子どもも教師も学び続ける「協調学習」を、さらに多くの市町へ

安芸太田町教育委員会教育長の二見吉康氏は、「2009年に安芸太田町の教育長に就任してまもなくの頃、東京大学の理事から『大学の研究知を、義務教育の実践に活かしたい。研究現場を大学から自治体に移していきたい』と紹介されたのが協調学習であり、三宅先生でした。」と、三宅なほみ氏との出会いを振り返った。

「先生は、子どもを見つめる目が教師よりも温かかった。『黙っている子どもも考えていないわけではない。話すだけ、書くだけで評価してはいけない』という言葉を今も思い出します。協調学習は、子どもはもちろん、教師も学び続ける場でした。その活動を発信することで、授業研究に貢献できたことに意義を感じます。最初は9市町村だった仲間も、19都道府県29団体まで増えました。今後も新たなCoREFで研究と実践を深め、さらに多くの市町に拡がることを願います。」

教育の目指す方向を示し、後押しいただいた

株式会社内田洋行社長の大久保昇氏は、「三宅先生との出会いは、今から25年前のシンポジウムでした。三宅先生は当社の教育機器を駆使して、大学で実施しているアクティブ・ラーニングをプレゼンしました。自社の製品がこれほど活用されていることに驚き、学習科学に基づく教育にも強く惹かれ、さらに貢献したいと思いました。」と振り返った。
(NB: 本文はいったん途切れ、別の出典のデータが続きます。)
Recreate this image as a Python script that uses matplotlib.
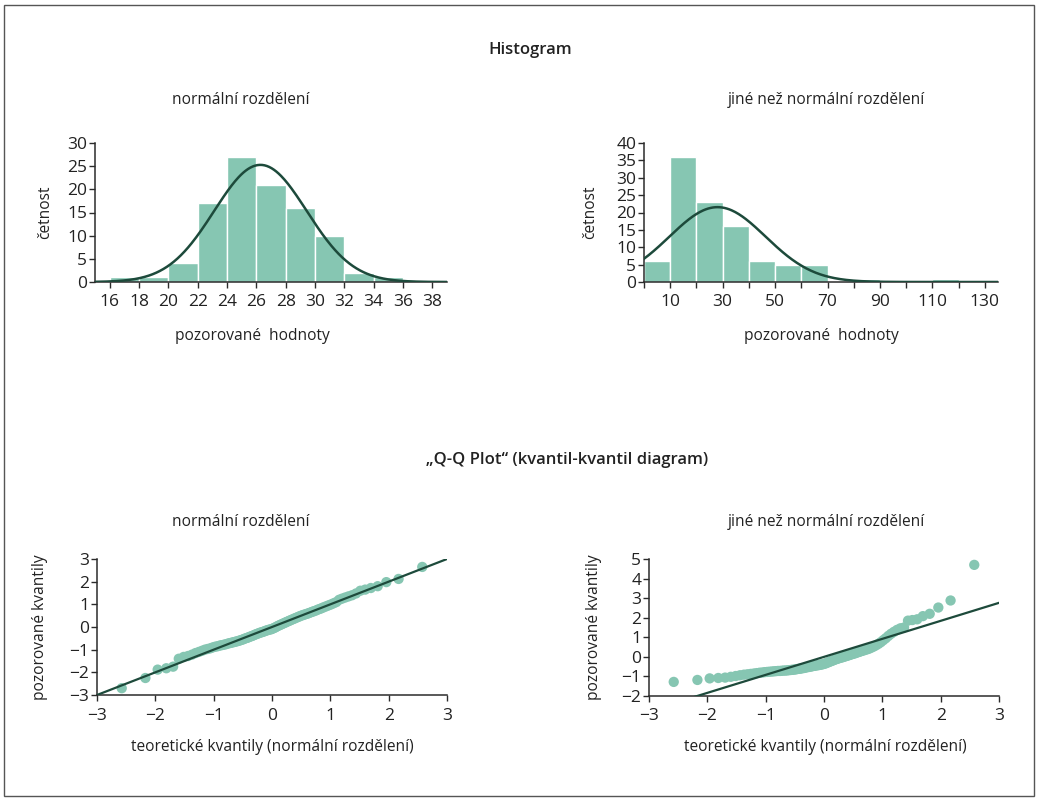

「あのときは大学生の授業でしたが、今回の発表で小学生にも展開できていることに感銘を覚えています。明確な答えのない教育業界、先生には二度三度と進むべき方向を後押しいただきました。本日のシンポジウムも、今こそ我々も社会にインパクトを与えていく時期だと、改めて思うきっかけとなりました。」

なほみが追求したのは、生き方としての学問

一般社団法人教育環境デザイン研究所理事の三宅芳雄氏は、「本日のシンポジウムは、本当に楽しませていただきました。私は、なほみの夫ですが、皆さんのお話から、生前のなほみの知らない一面を知り、もしかしたらなほみの本質を皆さんのほうが理解しているかもしれないと感じました。」とコメントした。

「彼女が大切にしてきたのは、寄り添うという視点だったと思います。自分を決して優位にせず、一緒に生きる。その相互作用の中で同期していくことを目指していたように思います。これは、生き方としての学問ともいえるでしょう。なほみが目指していたもの考えながら、これからも新たな教育への挑戦を続けたいと思います。」

結び:今後に向けて

学習科学を、社会の問題解決に活かす

シンポジウムの最後には、今後のCoREFの活動についてアナウンスがあった。CoREFは、2021年4月より、教育環境デザイン研究所(呼称:Naomi Institute)にプロジェクト推進部門を設置している。今後はそこがプロジェクトのハブとなり、退職した教員の力も借りながら、学習科学を社会の問題解決に活かしていくという。同研究所理事で国立教育政策研究所初等中等教育研究部副部長の白水始氏は、 「協調学習が目指すのは、一人ひとりが『主体』となって学び続けること。その実現の手立てを探る授業研究は、民主社会を創る上でも役立つのではないか」と展望を語る。そのためにも、学びの見とり(評価)を軸として人はいかに学ぶかの科学(学習科学)を作って深めることに実践者、教育行政関係者、研究者、産業界などすべての人が協働して取り組み、次の実践を良くしていくコミュニティの発展が必須になる。これまで以上にさまざまな方とつながりながら、プロジェクトを発展、拡張させていきたいとシンポジウムを結んだ。

記者の目

シンポジウム冒頭に流れた、10年前に協調学習を取り入れた授業のビデオを、当時小学生だった子どもたちが振り返る映像では、そのビデオを見た途端、その内容を鮮明に思い出す様子が見て取れた。「みんなで考えるのが楽しかった」「自分から発言するようになった」という視聴後の感想から、主体的に学び続ける喜びが、確かに今も子どもたちの中に根付いていることを感じた。そして、互いに感化されるように拡がっていく学びは、三宅なほみ氏の手を離れ、教育者の間に拡がり続けている。シンポジウム後のアンケートにも、三宅なほみ氏との思い出や、改めてエネルギーをもらったという声が多く寄せられた。教育とは、後世に生き続ける遺産なのだと再認識した。三宅なほみ氏の偉大な功績を讃えたい。